Task> Retype only the lines running from the line that contains "Emit a web page" to the line that contains "const xTicks = [0, 2, 5, 10];", inclusive, and leave the pictures behind.

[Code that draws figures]
★ ★ ★ ★ ★

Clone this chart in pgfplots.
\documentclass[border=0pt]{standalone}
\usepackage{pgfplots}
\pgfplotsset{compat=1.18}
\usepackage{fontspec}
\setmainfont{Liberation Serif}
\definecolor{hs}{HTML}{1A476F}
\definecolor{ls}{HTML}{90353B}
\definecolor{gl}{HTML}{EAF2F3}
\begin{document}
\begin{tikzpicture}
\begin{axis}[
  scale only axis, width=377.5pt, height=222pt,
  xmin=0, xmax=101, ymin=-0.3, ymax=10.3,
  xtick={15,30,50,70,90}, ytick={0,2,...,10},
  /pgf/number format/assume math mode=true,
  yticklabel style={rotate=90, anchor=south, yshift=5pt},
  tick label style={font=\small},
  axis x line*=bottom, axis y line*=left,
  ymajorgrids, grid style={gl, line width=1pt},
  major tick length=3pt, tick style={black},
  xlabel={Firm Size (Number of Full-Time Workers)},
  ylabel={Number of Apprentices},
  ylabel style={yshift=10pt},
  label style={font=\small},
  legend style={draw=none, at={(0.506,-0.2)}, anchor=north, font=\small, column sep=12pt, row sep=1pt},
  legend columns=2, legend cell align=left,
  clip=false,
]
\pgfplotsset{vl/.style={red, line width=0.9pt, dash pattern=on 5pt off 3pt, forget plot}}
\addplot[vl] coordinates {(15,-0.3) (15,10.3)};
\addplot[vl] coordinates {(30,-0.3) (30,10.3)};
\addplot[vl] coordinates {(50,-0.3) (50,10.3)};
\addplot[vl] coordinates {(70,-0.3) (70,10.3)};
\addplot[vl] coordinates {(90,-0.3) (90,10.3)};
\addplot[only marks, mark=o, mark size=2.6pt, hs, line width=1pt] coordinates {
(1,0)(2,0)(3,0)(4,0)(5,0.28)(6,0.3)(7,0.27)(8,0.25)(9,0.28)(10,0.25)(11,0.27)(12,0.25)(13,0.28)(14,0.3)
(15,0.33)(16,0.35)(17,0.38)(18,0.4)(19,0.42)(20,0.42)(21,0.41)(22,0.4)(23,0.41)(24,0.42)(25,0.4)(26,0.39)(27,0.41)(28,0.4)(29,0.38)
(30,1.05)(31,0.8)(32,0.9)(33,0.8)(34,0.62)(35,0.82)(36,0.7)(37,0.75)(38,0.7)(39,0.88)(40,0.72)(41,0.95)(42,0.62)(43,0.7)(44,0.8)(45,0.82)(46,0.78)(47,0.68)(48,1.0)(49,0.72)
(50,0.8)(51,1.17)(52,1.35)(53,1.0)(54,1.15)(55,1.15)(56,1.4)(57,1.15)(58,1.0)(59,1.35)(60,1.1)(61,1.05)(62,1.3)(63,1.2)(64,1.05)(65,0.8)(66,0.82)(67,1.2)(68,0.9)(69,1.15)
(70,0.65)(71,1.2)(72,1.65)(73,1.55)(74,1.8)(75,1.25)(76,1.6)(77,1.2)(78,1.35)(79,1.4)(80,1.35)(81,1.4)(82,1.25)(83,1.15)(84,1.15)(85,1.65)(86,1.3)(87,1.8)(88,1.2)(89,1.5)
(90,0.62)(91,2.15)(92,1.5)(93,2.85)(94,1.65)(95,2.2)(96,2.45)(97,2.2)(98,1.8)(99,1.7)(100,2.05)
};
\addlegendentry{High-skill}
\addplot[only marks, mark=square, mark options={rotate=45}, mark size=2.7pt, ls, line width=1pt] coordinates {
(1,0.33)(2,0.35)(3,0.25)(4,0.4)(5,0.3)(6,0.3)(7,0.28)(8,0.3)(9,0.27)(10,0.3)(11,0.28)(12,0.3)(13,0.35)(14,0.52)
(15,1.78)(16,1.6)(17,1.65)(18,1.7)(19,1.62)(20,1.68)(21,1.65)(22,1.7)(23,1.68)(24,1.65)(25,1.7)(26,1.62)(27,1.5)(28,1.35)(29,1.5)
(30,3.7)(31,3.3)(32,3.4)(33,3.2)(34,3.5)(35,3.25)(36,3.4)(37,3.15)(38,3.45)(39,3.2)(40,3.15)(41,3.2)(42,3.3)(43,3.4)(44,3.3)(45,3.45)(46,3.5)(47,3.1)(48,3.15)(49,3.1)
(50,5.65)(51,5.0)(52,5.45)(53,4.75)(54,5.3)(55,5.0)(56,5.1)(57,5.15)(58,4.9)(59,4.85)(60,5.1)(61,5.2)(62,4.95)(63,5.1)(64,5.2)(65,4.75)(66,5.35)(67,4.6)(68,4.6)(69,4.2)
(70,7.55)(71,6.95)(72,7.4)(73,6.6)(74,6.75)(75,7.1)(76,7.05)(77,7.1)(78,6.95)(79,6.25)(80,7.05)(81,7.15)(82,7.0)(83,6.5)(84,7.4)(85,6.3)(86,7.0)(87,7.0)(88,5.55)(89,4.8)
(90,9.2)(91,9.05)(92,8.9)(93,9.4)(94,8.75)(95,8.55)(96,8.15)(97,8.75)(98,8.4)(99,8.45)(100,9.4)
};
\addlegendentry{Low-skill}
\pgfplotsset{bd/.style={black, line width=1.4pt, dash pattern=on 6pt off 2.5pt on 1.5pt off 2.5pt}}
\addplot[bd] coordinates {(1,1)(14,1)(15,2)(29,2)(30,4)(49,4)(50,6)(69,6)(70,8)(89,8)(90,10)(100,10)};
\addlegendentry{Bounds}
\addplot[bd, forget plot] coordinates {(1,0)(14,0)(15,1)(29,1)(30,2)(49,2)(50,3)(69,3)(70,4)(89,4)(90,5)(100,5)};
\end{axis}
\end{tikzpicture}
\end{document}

★ ★ ★ ★ ★

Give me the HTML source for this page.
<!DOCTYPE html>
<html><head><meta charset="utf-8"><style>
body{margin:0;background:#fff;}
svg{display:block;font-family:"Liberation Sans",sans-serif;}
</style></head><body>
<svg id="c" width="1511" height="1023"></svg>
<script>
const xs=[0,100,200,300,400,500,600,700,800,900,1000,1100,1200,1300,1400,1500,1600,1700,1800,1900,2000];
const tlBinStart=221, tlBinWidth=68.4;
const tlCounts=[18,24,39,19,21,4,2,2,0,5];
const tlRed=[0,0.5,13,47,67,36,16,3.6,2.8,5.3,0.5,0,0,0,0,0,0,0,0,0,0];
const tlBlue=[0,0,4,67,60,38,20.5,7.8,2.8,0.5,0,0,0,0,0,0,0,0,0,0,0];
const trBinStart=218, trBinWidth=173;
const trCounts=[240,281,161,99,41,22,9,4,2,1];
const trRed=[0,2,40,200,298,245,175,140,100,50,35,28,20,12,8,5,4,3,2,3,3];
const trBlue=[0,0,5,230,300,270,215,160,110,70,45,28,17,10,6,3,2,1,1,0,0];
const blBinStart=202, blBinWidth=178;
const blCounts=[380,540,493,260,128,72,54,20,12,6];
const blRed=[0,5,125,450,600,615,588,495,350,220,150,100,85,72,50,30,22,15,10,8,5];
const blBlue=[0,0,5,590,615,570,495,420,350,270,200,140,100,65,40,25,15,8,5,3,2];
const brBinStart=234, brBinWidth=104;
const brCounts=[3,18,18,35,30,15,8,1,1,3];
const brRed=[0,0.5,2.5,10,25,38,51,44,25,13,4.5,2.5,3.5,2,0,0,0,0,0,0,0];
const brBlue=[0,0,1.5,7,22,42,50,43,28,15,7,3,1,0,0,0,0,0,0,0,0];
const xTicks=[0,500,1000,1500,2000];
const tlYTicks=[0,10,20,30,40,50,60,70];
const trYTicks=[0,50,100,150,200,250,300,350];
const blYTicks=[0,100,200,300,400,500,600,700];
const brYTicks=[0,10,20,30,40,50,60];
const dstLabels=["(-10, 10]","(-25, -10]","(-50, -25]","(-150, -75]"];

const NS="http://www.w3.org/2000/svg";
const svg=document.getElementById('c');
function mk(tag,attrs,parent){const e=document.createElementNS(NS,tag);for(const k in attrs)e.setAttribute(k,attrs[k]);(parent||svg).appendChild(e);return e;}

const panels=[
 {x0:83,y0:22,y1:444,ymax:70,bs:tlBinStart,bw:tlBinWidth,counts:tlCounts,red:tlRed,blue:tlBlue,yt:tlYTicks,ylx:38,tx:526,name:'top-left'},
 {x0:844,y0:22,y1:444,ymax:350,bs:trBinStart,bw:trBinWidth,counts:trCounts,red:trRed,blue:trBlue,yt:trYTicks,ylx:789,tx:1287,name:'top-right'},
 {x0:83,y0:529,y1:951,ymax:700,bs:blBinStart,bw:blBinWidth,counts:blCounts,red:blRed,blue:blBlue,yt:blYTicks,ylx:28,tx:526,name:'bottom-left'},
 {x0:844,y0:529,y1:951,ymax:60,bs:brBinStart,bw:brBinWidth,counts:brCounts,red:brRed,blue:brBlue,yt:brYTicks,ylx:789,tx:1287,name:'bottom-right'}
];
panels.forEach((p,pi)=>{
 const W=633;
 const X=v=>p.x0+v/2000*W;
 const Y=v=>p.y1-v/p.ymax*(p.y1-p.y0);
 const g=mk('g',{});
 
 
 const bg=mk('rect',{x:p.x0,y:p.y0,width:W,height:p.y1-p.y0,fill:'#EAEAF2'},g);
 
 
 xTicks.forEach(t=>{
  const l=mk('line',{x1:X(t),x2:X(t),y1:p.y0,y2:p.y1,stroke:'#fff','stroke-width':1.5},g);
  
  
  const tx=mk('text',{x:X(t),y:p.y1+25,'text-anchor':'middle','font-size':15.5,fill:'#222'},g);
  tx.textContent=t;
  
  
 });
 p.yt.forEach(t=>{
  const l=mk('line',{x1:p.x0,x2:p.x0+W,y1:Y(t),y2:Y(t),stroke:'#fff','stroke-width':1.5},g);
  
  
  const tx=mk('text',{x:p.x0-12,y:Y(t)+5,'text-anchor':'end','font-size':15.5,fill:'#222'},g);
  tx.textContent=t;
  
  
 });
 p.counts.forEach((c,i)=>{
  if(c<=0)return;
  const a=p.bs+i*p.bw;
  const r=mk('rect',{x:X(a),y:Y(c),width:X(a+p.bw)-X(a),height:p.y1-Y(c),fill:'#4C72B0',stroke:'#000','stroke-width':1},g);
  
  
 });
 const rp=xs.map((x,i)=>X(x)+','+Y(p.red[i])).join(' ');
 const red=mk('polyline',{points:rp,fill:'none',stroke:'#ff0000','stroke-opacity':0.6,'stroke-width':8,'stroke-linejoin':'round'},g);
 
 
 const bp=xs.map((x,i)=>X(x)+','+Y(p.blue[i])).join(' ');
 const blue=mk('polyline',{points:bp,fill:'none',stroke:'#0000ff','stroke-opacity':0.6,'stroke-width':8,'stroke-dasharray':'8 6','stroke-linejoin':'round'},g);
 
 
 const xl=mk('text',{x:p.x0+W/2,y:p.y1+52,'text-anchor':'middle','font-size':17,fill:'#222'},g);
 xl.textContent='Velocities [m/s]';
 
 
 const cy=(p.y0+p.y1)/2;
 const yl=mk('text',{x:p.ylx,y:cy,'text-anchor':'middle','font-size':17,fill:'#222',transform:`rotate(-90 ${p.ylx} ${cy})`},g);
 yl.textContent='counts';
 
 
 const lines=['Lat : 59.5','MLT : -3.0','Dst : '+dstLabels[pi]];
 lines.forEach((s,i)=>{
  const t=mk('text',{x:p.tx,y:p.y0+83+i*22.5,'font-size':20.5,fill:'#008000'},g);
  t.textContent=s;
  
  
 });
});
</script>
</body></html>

★ ★ ★ ★ ★

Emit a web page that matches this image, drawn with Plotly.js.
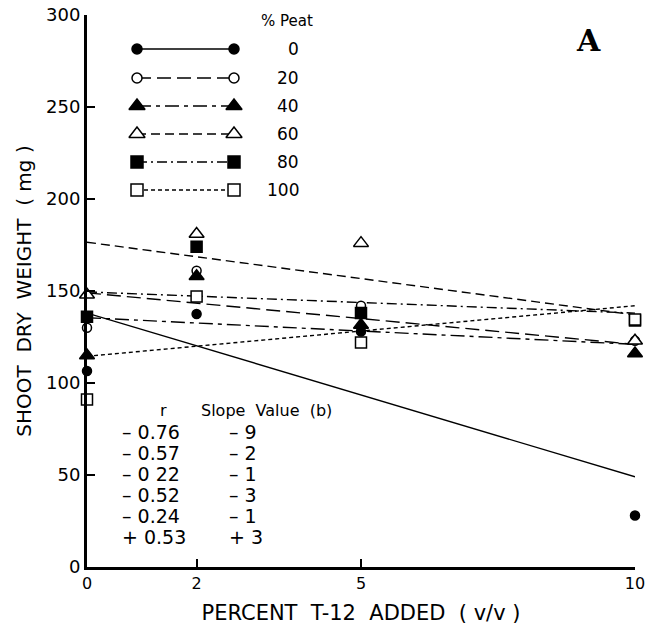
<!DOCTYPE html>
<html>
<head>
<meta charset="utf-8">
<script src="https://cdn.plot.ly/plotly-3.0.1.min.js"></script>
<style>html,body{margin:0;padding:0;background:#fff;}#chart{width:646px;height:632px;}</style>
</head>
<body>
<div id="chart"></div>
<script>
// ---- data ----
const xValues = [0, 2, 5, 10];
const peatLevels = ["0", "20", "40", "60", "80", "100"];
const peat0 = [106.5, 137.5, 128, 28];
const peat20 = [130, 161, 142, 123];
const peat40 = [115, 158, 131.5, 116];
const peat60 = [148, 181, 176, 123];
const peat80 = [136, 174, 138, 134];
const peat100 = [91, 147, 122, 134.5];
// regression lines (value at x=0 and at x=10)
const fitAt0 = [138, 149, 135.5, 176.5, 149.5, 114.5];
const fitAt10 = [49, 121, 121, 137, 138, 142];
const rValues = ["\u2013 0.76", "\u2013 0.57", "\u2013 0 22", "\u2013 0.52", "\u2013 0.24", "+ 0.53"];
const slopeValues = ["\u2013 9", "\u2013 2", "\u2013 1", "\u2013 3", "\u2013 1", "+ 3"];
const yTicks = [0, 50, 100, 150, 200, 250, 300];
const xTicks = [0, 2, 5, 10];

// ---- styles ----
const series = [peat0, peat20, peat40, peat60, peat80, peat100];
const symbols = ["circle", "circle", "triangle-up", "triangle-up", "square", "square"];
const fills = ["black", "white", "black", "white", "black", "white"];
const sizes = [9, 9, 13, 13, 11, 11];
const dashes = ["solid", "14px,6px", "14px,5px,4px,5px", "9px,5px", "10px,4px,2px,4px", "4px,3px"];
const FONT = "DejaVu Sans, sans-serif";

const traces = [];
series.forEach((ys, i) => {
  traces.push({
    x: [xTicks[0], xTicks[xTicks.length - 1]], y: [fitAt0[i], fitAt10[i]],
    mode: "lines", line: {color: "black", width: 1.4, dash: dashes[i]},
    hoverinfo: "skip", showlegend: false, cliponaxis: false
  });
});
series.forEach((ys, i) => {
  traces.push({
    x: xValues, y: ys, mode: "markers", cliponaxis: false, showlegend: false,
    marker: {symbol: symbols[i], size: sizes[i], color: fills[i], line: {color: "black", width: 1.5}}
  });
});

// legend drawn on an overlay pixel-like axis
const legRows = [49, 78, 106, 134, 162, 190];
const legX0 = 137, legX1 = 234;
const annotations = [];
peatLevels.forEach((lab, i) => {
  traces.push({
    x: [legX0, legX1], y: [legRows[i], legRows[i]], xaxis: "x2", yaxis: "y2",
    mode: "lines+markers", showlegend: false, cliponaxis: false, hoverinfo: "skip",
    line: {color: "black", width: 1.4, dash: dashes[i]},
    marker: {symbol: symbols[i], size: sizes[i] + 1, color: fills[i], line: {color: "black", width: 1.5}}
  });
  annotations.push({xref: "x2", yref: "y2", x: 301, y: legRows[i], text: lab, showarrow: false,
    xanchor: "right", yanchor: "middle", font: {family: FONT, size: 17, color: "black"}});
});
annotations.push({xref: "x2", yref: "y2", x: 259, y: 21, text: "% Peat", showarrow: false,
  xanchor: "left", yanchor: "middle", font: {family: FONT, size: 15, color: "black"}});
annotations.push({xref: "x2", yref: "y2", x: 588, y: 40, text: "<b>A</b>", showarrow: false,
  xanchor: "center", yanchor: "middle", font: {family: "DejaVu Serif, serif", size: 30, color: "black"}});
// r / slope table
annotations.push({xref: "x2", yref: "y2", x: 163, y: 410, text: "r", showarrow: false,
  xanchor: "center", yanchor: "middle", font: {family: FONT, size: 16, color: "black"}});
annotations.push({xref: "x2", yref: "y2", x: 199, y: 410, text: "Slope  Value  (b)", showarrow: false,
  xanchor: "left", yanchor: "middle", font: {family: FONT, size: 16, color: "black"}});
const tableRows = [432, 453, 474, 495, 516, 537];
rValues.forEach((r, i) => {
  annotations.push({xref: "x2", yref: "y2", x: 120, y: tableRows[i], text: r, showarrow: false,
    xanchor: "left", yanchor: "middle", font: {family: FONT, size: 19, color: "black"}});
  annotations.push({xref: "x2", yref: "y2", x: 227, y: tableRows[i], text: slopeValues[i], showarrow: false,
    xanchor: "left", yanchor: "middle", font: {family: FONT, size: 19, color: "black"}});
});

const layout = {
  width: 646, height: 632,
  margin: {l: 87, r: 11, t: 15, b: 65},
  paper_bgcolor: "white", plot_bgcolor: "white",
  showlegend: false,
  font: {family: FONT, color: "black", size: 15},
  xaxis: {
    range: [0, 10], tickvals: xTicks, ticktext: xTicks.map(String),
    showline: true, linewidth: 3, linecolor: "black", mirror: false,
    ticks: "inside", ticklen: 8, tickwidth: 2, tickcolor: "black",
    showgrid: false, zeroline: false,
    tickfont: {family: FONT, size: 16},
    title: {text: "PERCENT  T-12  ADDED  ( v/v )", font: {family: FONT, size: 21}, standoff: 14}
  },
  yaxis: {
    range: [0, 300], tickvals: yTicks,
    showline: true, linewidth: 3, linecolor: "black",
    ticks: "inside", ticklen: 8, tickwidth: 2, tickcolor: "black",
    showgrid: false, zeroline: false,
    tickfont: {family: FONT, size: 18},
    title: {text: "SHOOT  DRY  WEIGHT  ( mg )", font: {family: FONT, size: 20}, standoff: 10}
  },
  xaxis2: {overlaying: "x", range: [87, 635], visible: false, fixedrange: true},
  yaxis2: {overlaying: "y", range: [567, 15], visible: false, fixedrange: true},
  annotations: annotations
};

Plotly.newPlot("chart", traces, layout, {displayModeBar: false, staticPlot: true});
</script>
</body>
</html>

★ ★ ★ ★ ★

The reply>
Emit a web page that matches this image, drawn with Plotly.js.
<!DOCTYPE html>
<html>
<head>
<meta charset="utf-8">
<script src="https://cdn.plot.ly/plotly-3.0.1.min.js"></script>
<style>html,body{margin:0;padding:0;background:#fff;}#chart{width:646px;height:632px;}</style>
</head>
<body>
<div id="chart"></div>
<script>
// ---- data ----
const xValues = [0, 2, 5, 10];
const peatLevels = ["0", "20", "40", "60", "80", "100"];
const peat0 = [106.5, 137.5, 128, 28];
const peat20 = [130, 161, 142, 123];
const peat40 = [115, 158, 131.5, 116];
const peat60 = [148, 181, 176, 123];
const peat80 = [136, 174, 138, 134];
const peat100 = [91, 147, 122, 134.5];
// regression lines (value at x=0 and at x=10)
const fitAt0 = [138, 149, 135.5, 176.5, 149.5, 114.5];
const fitAt10 = [49, 121, 121, 137, 138, 142];
const rValues = ["\u2013 0.76", "\u2013 0.57", "\u2013 0 22", "\u2013 0.52", "\u2013 0.24", "+ 0.53"];
const slopeValues = ["\u2013 9", "\u2013 2", "\u2013 1", "\u2013 3", "\u2013 1", "+ 3"];
const yTicks = [0, 50, 100, 150, 200, 250, 300];
const xTicks = [0, 2, 5, 10];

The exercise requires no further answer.